__Data excerpt__
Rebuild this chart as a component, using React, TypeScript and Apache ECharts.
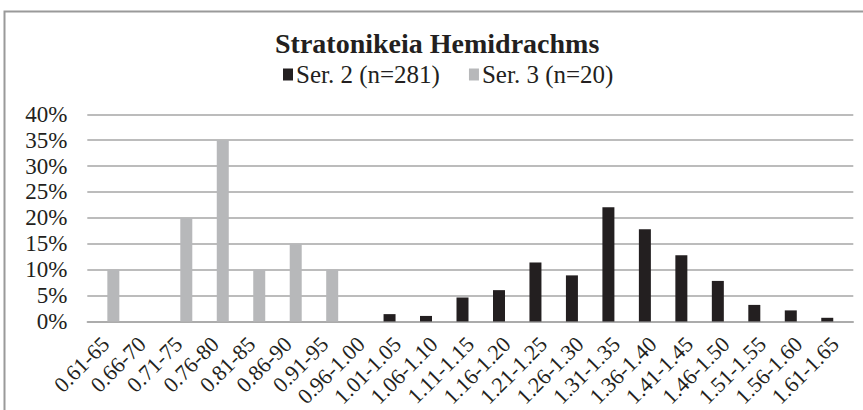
import React, { useEffect, useRef } from "react";
import * as echarts from "echarts";

const categories = [
  "0.61-65", "0.66-70", "0.71-75", "0.76-80", "0.81-85", "0.86-90", "0.91-95",
  "0.96-1.00", "1.01-1.05", "1.06-1.10", "1.11-1.15", "1.16-1.20", "1.21-1.25",
  "1.26-1.30", "1.31-1.35", "1.36-1.40", "1.41-1.45", "1.46-1.50", "1.51-1.55",
  "1.56-1.60", "1.61-1.65",
];

// percentages
const ser2Values = [
  0, 0, 0, 0, 0, 0, 0, 0, 1.42, 1.07, 4.63, 6.05, 11.39, 8.9, 22.06, 17.79,
  12.81, 7.83, 3.2, 2.14, 0.71,
];
const ser3Values = [10, 0, 20, 35, 10, 15, 10, 0, 0, 0, 0, 0, 0, 0, 0, 0, 0, 0, 0, 0, 0];

const seriesNames = ["Ser. 2 (n=281)", "Ser. 3 (n=20)"];
const yTicks = { min: 0, max: 40, interval: 5 };

const FONT = "'Liberation Serif', 'Times New Roman', serif";
const TEXT = "#231f20";
const GRID = "#a6a6a6";

export default function App() {
  const ref = useRef<HTMLDivElement>(null);
  useEffect(() => {
    if (!ref.current) return;
    const chart = echarts.init(ref.current, null, { renderer: "svg" });
    chart.setOption({
      animation: false,
      backgroundColor: "#ffffff",
      textStyle: { fontFamily: FONT, color: TEXT },
      title: {
        text: "Stratonikeia Hemidrachms",
        left: 275,
        top: 29,
        padding: 0,
        textStyle: { fontFamily: FONT, fontWeight: "bold", fontSize: 28, color: TEXT },
      },
      legend: {
        top: 62,
        left: 283,
        padding: 0,
        icon: "rect",
        itemWidth: 10,
        itemHeight: 12,
        itemGap: 29,
        textStyle: { fontFamily: FONT, fontSize: 25, color: TEXT, padding: [0, 0, 0, -2] },
        data: seriesNames,
      },
      graphic: [
        {
          type: "rect",
          shape: { x: 4.5, y: 11.5, width: 900, height: 450 },
          style: { fill: "none", stroke: "#9a9a9a", lineWidth: 2 },
          silent: true,
        },
      ],
      grid: { left: 87.3, right: 9.7, top: 114.3, bottom: 87.7 },
      xAxis: {
        type: "category",
        data: categories,
        axisTick: { show: false },
        axisLine: { show: true, lineStyle: { color: GRID, width: 1.5 } },
        axisLabel: {
          interval: 0,
          rotate: 45,
          fontFamily: FONT,
          fontSize: 22,
          color: TEXT,
          margin: 19,
        },
      },
      yAxis: {
        type: "value",
        min: yTicks.min,
        max: yTicks.max,
        interval: yTicks.interval,
        axisLine: { show: false },
        axisTick: { show: false },
        splitLine: { lineStyle: { color: GRID, width: 1.5 } },
        axisLabel: {
          formatter: "{value}%",
          fontFamily: FONT,
          fontSize: 23,
          color: TEXT,
          margin: 20,
        },
      },
      series: [
        {
          name: seriesNames[0],
          type: "bar",
          data: ser2Values,
          barWidth: 12,
          barGap: "30%",
          itemStyle: { color: "#231f20" },
        },
        {
          name: seriesNames[1],
          type: "bar",
          data: ser3Values,
          barWidth: 12,
          barGap: "30%",
          itemStyle: { color: "#b7b8ba" },
        },
      ],
    });
    return () => chart.dispose();
  }, []);
  return (
    <div
      ref={ref}
      style={{ position: "fixed", left: 0, top: 0, width: 863, height: 410 }}
    />
  );
}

__Exercise details__
Transcribe all of the material exactly, leaving out whatever pictures it contains.

__Answer to the problem__
Rebuild this chart as a component, using React, TypeScript and Apache ECharts.
import React, { useEffect, useRef } from "react";
import * as echarts from "echarts";

const categories = [
  "0.61-65", "0.66-70", "0.71-75", "0.76-80", "0.81-85", "0.86-90", "0.91-95",
  "0.96-1.00", "1.01-1.05", "1.06-1.10", "1.11-1.15", "1.16-1.20", "1.21-1.25",
  "1.26-1.30", "1.31-1.35", "1.36-1.40", "1.41-1.45", "1.46-1.50", "1.51-1.55",
  "1.56-1.60", "1.61-1.65",
];

// percentages
const ser2Values = [
  0, 0, 0, 0, 0, 0, 0, 0, 1.42, 1.07, 4.63, 6.05, 11.39, 8.9, 22.06, 17.79,
  12.81, 7.83, 3.2, 2.14, 0.71,
];
const ser3Values = [10, 0, 20, 35, 10, 15, 10, 0, 0, 0, 0, 0, 0, 0, 0, 0, 0, 0, 0, 0, 0];

const seriesNames = ["Ser. 2 (n=281)", "Ser. 3 (n=20)"];
const yTicks = { min: 0, max: 40, interval: 5 };

const FONT = "'Liberation Serif', 'Times New Roman', serif";
const TEXT = "#231f20";
const GRID = "#a6a6a6";

export default function App() {
  const ref = useRef<HTMLDivElement>(null);
  useEffect(() => {
    if (!ref.current) return;
    const chart = echarts.init(ref.current, null, { renderer: "svg" });
    chart.setOption({
      animation: false,
      backgroundColor: "#ffffff",
      textStyle: { fontFamily: FONT, color: TEXT },
      title: {
        text: "Stratonikeia Hemidrachms",
        left: 275,
        top: 29,
        padding: 0,
        textStyle: { fontFamily: FONT, fontWeight: "bold", fontSize: 28, color: TEXT },
      },
      legend: {
        top: 62,
        left: 283,
        padding: 0,
        icon: "rect",
        itemWidth: 10,
        itemHeight: 12,
        itemGap: 29,
        textStyle: { fontFamily: FONT, fontSize: 25, color: TEXT, padding: [0, 0, 0, -2] },
        data: seriesNames,
      },
      graphic: [
        {
          type: "rect",
          shape: { x: 4.5, y: 11.5, width: 900, height: 450 },
          style: { fill: "none", stroke: "#9a9a9a", lineWidth: 2 },
          silent: true,
        },
      ],
      grid: { left: 87.3, right: 9.7, top: 114.3, bottom: 87.7 },
      xAxis: {
        type: "category",
        data: categories,
        axisTick: { show: false },
        axisLine: { show: true, lineStyle: { color: GRID, width: 1.5 } },
        axisLabel: {
          interval: 0,
          rotate: 45,
          fontFamily: FONT,
          fontSize: 22,
          color: TEXT,
          margin: 19,
        },
      },
      yAxis: {
        type: "value",
        min: yTicks.min,
        max: yTicks.max,
        interval: yTicks.interval,
        axisLine: { show: false },
        axisTick: { show: false },
        splitLine: { lineStyle: { color: GRID, width: 1.5 } },
        axisLabel: {
          formatter: "{value}%",
          fontFamily: FONT,
          fontSize: 23,
          color: TEXT,
          margin: 20,
        },
      },
      series: [
        {
          name: seriesNames[0],
          type: "bar",
          data: ser2Values,
          barWidth: 12,
          barGap: "30%",
          itemStyle: { color: "#231f20" },
        },
        {
          name: seriesNames[1],
          type: "bar",
          data: ser3Values,
          barWidth: 12,
          barGap: "30%",
          itemStyle: { color: "#b7b8ba" },
        },
      ],
    });
    return () => chart.dispose();
  }, []);
  return (
    <div
      ref={ref}
      style={{ position: "fixed", left: 0, top: 0, width: 863, height: 410 }}
    />
  );
}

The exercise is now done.